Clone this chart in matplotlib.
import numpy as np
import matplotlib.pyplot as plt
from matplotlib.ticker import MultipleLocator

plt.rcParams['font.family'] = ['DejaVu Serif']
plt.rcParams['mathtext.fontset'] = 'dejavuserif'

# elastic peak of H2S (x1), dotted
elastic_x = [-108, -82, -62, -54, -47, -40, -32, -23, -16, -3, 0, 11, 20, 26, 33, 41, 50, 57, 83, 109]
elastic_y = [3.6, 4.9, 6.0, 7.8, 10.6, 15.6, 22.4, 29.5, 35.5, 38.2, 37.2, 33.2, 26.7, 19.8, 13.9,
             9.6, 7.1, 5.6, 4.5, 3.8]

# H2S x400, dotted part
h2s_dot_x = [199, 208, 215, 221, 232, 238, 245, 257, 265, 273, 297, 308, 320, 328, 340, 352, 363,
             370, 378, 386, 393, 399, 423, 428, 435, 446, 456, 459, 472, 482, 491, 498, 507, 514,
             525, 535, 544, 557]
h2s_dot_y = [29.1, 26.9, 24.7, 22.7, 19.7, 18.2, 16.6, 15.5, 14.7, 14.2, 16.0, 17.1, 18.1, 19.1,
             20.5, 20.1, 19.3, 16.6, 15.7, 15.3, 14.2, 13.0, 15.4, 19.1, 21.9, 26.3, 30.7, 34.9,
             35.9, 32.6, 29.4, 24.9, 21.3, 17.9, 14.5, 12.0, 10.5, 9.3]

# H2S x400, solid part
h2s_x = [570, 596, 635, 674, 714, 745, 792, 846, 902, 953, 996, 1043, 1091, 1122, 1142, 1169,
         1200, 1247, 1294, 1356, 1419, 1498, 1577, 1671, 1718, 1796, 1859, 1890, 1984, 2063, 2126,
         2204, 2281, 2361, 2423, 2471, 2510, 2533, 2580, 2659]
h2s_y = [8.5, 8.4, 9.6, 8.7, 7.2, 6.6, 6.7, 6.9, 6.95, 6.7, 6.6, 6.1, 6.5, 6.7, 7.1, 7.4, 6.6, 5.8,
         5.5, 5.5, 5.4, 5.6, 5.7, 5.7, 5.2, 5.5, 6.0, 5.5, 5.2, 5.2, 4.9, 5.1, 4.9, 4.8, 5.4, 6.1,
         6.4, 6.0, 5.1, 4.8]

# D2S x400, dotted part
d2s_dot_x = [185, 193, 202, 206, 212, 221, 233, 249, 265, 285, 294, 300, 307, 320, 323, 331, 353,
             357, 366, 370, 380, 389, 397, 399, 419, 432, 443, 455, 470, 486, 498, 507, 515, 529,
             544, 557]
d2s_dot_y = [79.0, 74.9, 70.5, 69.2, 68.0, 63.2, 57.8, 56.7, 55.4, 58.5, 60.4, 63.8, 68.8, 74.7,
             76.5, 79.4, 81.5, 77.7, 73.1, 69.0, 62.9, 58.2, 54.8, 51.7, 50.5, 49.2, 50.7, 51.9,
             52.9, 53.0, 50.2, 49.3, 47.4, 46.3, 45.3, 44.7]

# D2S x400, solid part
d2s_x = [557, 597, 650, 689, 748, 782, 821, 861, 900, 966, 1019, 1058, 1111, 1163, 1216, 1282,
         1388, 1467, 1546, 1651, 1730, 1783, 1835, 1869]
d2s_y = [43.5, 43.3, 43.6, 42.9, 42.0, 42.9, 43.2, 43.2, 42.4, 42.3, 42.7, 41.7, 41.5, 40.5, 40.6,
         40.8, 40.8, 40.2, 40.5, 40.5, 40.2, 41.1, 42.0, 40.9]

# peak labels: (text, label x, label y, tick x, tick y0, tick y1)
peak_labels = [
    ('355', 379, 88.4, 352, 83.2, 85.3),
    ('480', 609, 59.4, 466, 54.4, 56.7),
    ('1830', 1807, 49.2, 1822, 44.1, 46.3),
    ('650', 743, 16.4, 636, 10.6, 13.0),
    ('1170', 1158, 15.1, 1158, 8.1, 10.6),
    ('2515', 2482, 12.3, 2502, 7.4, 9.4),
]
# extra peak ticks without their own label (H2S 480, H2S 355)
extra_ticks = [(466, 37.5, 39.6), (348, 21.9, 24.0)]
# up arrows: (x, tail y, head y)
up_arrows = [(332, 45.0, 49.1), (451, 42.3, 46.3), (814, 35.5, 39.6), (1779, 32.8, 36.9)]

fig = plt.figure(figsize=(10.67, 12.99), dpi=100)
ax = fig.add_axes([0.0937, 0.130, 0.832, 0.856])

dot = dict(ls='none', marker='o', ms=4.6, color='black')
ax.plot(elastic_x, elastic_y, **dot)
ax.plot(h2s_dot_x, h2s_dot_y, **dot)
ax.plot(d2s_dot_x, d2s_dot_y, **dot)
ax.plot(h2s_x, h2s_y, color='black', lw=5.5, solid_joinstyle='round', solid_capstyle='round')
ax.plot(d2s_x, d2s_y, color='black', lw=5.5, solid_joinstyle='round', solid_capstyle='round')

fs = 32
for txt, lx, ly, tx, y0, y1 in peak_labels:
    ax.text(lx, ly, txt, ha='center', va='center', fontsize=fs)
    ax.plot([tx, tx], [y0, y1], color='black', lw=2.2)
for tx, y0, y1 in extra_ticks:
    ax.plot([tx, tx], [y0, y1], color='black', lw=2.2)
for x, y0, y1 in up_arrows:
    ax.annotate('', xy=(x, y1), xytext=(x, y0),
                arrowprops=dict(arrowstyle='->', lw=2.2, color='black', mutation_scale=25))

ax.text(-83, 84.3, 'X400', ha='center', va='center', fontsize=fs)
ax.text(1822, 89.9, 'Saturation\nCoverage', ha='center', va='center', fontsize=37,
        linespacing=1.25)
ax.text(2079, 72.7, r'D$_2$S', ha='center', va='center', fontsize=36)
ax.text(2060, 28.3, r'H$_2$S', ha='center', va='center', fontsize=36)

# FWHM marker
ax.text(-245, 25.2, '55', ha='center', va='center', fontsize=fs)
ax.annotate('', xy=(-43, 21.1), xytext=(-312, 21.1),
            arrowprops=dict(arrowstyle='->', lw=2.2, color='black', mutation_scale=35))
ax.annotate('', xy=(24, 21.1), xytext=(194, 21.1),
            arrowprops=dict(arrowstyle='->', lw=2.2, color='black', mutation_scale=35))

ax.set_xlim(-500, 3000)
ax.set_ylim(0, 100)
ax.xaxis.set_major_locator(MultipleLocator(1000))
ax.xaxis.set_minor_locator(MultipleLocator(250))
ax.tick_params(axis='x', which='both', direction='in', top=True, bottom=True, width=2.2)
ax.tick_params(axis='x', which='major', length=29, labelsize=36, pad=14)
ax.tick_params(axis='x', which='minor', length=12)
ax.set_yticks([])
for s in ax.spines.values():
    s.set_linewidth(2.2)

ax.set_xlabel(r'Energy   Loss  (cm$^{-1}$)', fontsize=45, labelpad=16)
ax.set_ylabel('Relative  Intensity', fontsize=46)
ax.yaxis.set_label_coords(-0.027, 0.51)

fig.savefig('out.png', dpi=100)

...

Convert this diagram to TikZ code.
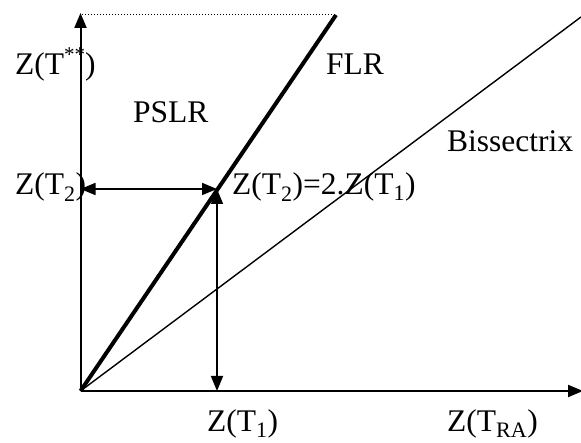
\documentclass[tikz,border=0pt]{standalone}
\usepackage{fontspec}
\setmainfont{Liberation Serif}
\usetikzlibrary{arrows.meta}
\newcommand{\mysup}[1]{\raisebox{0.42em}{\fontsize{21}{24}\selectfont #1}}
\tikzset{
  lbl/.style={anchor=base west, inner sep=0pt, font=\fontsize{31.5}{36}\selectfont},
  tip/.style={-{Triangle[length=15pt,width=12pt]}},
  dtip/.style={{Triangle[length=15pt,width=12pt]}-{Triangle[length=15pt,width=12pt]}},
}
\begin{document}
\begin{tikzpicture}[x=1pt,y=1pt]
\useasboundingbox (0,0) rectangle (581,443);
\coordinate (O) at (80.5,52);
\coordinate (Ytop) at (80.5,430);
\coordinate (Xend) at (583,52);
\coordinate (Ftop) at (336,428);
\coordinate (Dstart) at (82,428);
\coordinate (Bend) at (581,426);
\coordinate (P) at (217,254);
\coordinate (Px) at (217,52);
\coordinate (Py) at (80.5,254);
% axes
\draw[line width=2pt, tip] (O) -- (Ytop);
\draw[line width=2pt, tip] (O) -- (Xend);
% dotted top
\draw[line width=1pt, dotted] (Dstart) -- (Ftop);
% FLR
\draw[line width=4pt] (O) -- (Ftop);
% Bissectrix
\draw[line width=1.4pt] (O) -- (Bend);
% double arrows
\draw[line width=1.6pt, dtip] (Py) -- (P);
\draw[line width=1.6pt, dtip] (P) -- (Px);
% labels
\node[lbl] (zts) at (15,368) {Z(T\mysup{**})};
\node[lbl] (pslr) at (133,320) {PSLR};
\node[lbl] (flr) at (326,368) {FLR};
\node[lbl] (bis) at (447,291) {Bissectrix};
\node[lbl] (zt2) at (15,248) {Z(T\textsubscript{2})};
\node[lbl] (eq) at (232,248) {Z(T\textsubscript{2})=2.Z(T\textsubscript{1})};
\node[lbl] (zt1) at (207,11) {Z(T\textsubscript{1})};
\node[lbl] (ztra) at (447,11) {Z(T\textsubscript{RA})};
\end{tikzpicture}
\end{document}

- **Directive**
Return exactly the lines above from the line that has "Clone this chart in matplotlib." through the line that has "6.4, 6.0, 5.1, 4.8]", inclusive, and nothing else.

- **Response below**
Clone this chart in matplotlib.
import numpy as np
import matplotlib.pyplot as plt
from matplotlib.ticker import MultipleLocator

plt.rcParams['font.family'] = ['DejaVu Serif']
plt.rcParams['mathtext.fontset'] = 'dejavuserif'

# elastic peak of H2S (x1), dotted
elastic_x = [-108, -82, -62, -54, -47, -40, -32, -23, -16, -3, 0, 11, 20, 26, 33, 41, 50, 57, 83, 109]
elastic_y = [3.6, 4.9, 6.0, 7.8, 10.6, 15.6, 22.4, 29.5, 35.5, 38.2, 37.2, 33.2, 26.7, 19.8, 13.9,
             9.6, 7.1, 5.6, 4.5, 3.8]

# H2S x400, dotted part
h2s_dot_x = [199, 208, 215, 221, 232, 238, 245, 257, 265, 273, 297, 308, 320, 328, 340, 352, 363,
             370, 378, 386, 393, 399, 423, 428, 435, 446, 456, 459, 472, 482, 491, 498, 507, 514,
             525, 535, 544, 557]
h2s_dot_y = [29.1, 26.9, 24.7, 22.7, 19.7, 18.2, 16.6, 15.5, 14.7, 14.2, 16.0, 17.1, 18.1, 19.1,
             20.5, 20.1, 19.3, 16.6, 15.7, 15.3, 14.2, 13.0, 15.4, 19.1, 21.9, 26.3, 30.7, 34.9,
             35.9, 32.6, 29.4, 24.9, 21.3, 17.9, 14.5, 12.0, 10.5, 9.3]

# H2S x400, solid part
h2s_x = [570, 596, 635, 674, 714, 745, 792, 846, 902, 953, 996, 1043, 1091, 1122, 1142, 1169,
         1200, 1247, 1294, 1356, 1419, 1498, 1577, 1671, 1718, 1796, 1859, 1890, 1984, 2063, 2126,
         2204, 2281, 2361, 2423, 2471, 2510, 2533, 2580, 2659]
h2s_y = [8.5, 8.4, 9.6, 8.7, 7.2, 6.6, 6.7, 6.9, 6.95, 6.7, 6.6, 6.1, 6.5, 6.7, 7.1, 7.4, 6.6, 5.8,
         5.5, 5.5, 5.4, 5.6, 5.7, 5.7, 5.2, 5.5, 6.0, 5.5, 5.2, 5.2, 4.9, 5.1, 4.9, 4.8, 5.4, 6.1,
         6.4, 6.0, 5.1, 4.8]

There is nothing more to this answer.